Erdogan proposes release of US pastor in exchange for coup suspect Gulen
Turkish President Recep Tayyip Erdogan has suggested that Ankara could free a detained US pastor if Washington extradites Muslim cleric Fethullah Gulen, who Turkey accuses of being behind last year's failed coup attempt.
“‘Give us the pastor back,’ they say. You have one pastor as well. Give him (Gulen) to us," Erdogan said during a speech to police officers at the presidential palace in Ankara.
"Then we will try him and give him to you.
"The (pastor) we have is on trial. Yours is not - he is living in Pennsylvania. You can give him easily. You can give him right away."
The US pastor referred to by Erdogan is Andrew Brunson, who was detained in Turkey on terrorism charges last October.

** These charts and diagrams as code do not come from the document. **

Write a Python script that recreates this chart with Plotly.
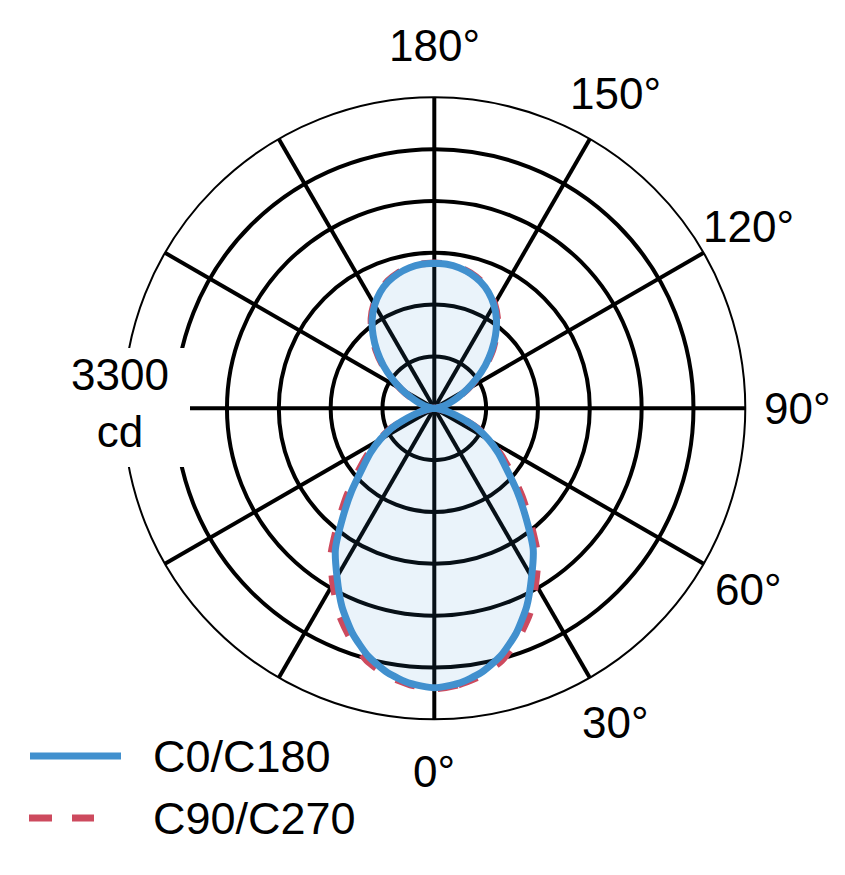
import math
import plotly.graph_objects as go

# ---------------- data ----------------
angles = list(range(0, 181, 5))  # gamma angle, 0 = straight down

c0_c180 = [2965, 2930, 2850, 2720, 2540, 2320, 2065, 1830, 1510, 1240,
           1000, 830, 665, 500, 305, 170, 80, 25, 0,
           20, 55, 110, 180, 275, 400, 545, 705, 860, 1010,
           1150, 1265, 1360, 1430, 1480, 1515, 1535, 1540]

c90_c270 = [2975, 2945, 2880, 2770, 2600, 2400, 2150, 1915, 1590, 1315,
            1065, 870, 685, 510, 310, 172, 80, 25, 0,
            20, 55, 112, 185, 282, 410, 558, 720, 878, 1028,
            1168, 1280, 1372, 1440, 1488, 1520, 1538, 1542]

ring_values = [550, 1100, 1650, 2200, 2750]
max_cd = 3300
tick_angles = [0, 30, 60, 90, 120, 150, 180]
tick_labels = ["0°", "30°", "60°", "90°", "120°", "150°", "180°"]
series_names = ["C0/C180", "C90/C270"]
scale_label = "3300<br>cd"

# ---------------- layout constants ----------------
OFF = 8                      # default page body margin
W, H = 845 - OFF, 875 - OFF
CX, CY, RAD = 434.3 - OFF, 408.3 - OFF, 311.0
FONT = "Liberation Sans, Arial, Helvetica, sans-serif"
FS = 44
BLUE = "#4190CE"
RED = "#CD4A5E"


def px(x):
    return x / W


def py(y):
    return 1 - y / H


def sx(x):  # reference-page pixel -> paper x
    return px(x - OFF)


def sy(y):  # reference-page pixel -> paper y
    return py(y - OFF)


def mirror(a, v):
    # C0 half on one side, C180 half mirrored on the other side
    th = list(a) + [360 - t for t in reversed(a)]
    rr = list(v) + list(reversed(v))
    return th, rr


fig = go.Figure()

th_r, r_r = mirror(angles, c90_c270)
fig.add_trace(go.Scatterpolar(
    r=r_r, theta=th_r, mode="lines", name=series_names[1],
    line=dict(color=RED, width=7, dash="20px,23px", shape="spline", smoothing=0.6),
    showlegend=False, hoverinfo="skip"))

th_b, r_b = mirror(angles, c0_c180)
fig.add_trace(go.Scatterpolar(
    r=r_b, theta=th_b, mode="lines", name=series_names[0],
    line=dict(color=BLUE, width=7, shape="spline", smoothing=0.6),
    fill="toself", fillcolor="rgba(65,143,207,0.11)",
    showlegend=False, hoverinfo="skip"))

fig.update_layout(
    width=W, height=H,
    margin=dict(l=0, r=0, t=0, b=0),
    paper_bgcolor="white",
    showlegend=False,
    polar=dict(
        domain=dict(x=[px(CX - RAD), px(CX + RAD)],
                    y=[py(CY + RAD), py(CY - RAD)]),
        bgcolor="white",
        radialaxis=dict(range=[0, max_cd], tickvals=ring_values,
                        showticklabels=False, ticks="", showline=False,
                        gridcolor="black", gridwidth=4),
        angularaxis=dict(rotation=270, direction="counterclockwise",
                         tickmode="linear", tick0=0, dtick=30,
                         showticklabels=False, ticks="",
                         gridcolor="black", gridwidth=4,
                         showline=True, linecolor="black", linewidth=2),
    ),
)

annotations = []
R_LAB = 363
for a, lab in zip(tick_angles, tick_labels):
    x = CX + R_LAB * math.sin(math.radians(a))
    y = CY + R_LAB * math.cos(math.radians(a))
    annotations.append(dict(x=px(x), y=py(y), xref="paper", yref="paper",
                            text=lab, showarrow=False, xanchor="center",
                            yanchor="middle", font=dict(family=FONT, size=FS, color="black")))

# scale label with white knockout box
shapes = [dict(type="rect", xref="paper", yref="paper",
               x0=sx(50), x1=sx(190), y0=sy(467), y1=sy(348),
               fillcolor="white", line=dict(width=0), layer="above")]
annotations.append(dict(x=sx(120), y=sy(403), xref="paper", yref="paper",
                        text=scale_label, showarrow=False, xanchor="center",
                        yanchor="middle", align="center",
                        font=dict(family=FONT, size=44, color="black")))

# legend (drawn manually)
shapes.append(dict(type="line", xref="paper", yref="paper",
                   x0=sx(30), x1=sx(121), y0=sy(756), y1=sy(756),
                   line=dict(color=BLUE, width=7), layer="above"))
shapes.append(dict(type="line", xref="paper", yref="paper",
                   x0=sx(29), x1=sx(94), y0=sy(818), y1=sy(818),
                   line=dict(color=RED, width=7, dash="23px,20px"), layer="above"))
annotations.append(dict(x=sx(151), y=sy(756), xref="paper", yref="paper",
                        text=series_names[0], showarrow=False, xanchor="left",
                        yanchor="middle", font=dict(family=FONT, size=45, color="black")))
annotations.append(dict(x=sx(151), y=sy(818), xref="paper", yref="paper",
                        text=series_names[1], showarrow=False, xanchor="left",
                        yanchor="middle", font=dict(family=FONT, size=45, color="black")))

fig.update_layout(annotations=annotations, shapes=shapes)
fig.write_html("out.html")
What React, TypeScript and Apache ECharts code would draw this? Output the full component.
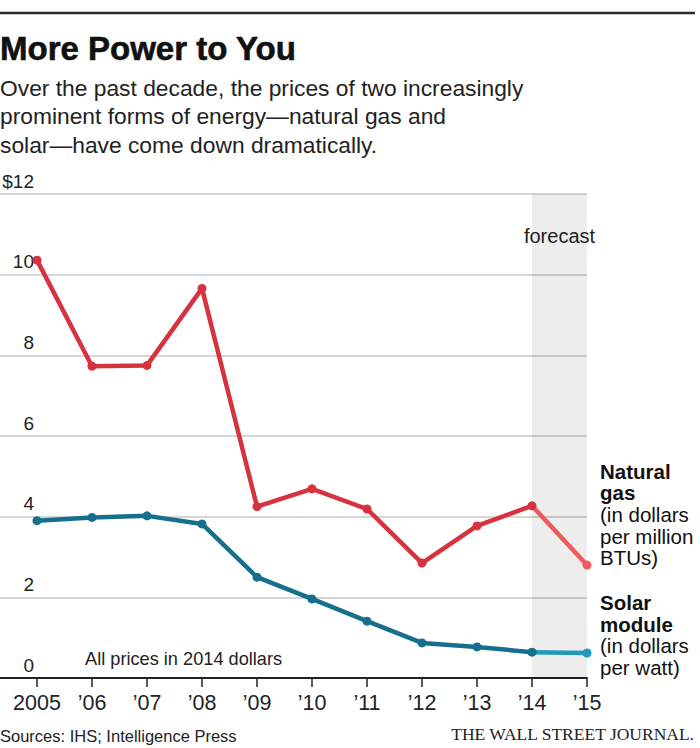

According to Turkish media, Brunson's charges include being part of Gulen's network. However, the US says the pastor has been wrongfully imprisoned and has called for his release.
President Donald Trump asked Ankara to return Brunson to the US in May, according to the White House.
Gulen, a former ally of Erdogan, and his supporters are accused of orchestrating the failed coup attempt in July 2016. However, the cleric has denied any role in the events, which led to the deaths of 250 people.
In August 2016, President Erdogan issued an ultimatum to the US, saying it must choose between Turkey and the US-based Turkish cleric.
“Sooner or later the US will make a choice […] Either the coup-plotting terrorist FETO [Gulenist Terror Organization, term used by non-Gulenists] or the democratic country Turkey. The [US] has to make this choice,” Erdogan said in a speech.
Erdogan's government launched a crackdown following the coup attempt, which saw thousands of people detained.
A decree issued in August gives Erdogan the power to approve the exchange of foreigners detained or convicted in Turkey with those held in other countries "in situations required by national security or national interests."
Meanwhile, Turkey continues to have an increasingly tense relationship with the EU, which criticized Erdogan's actions following the coup.
The crackdown negatively impacted Turkey's lengthy efforts to receive EU membership, with German Chancellor Angela Merkel making her opinion clear that Turkey should not become a member of the bloc.
Erdogan has responded with his own thoughts on the EU, telling Reuters last week that the bloc has "never kept their promises" when it came to Turkey gaining membership.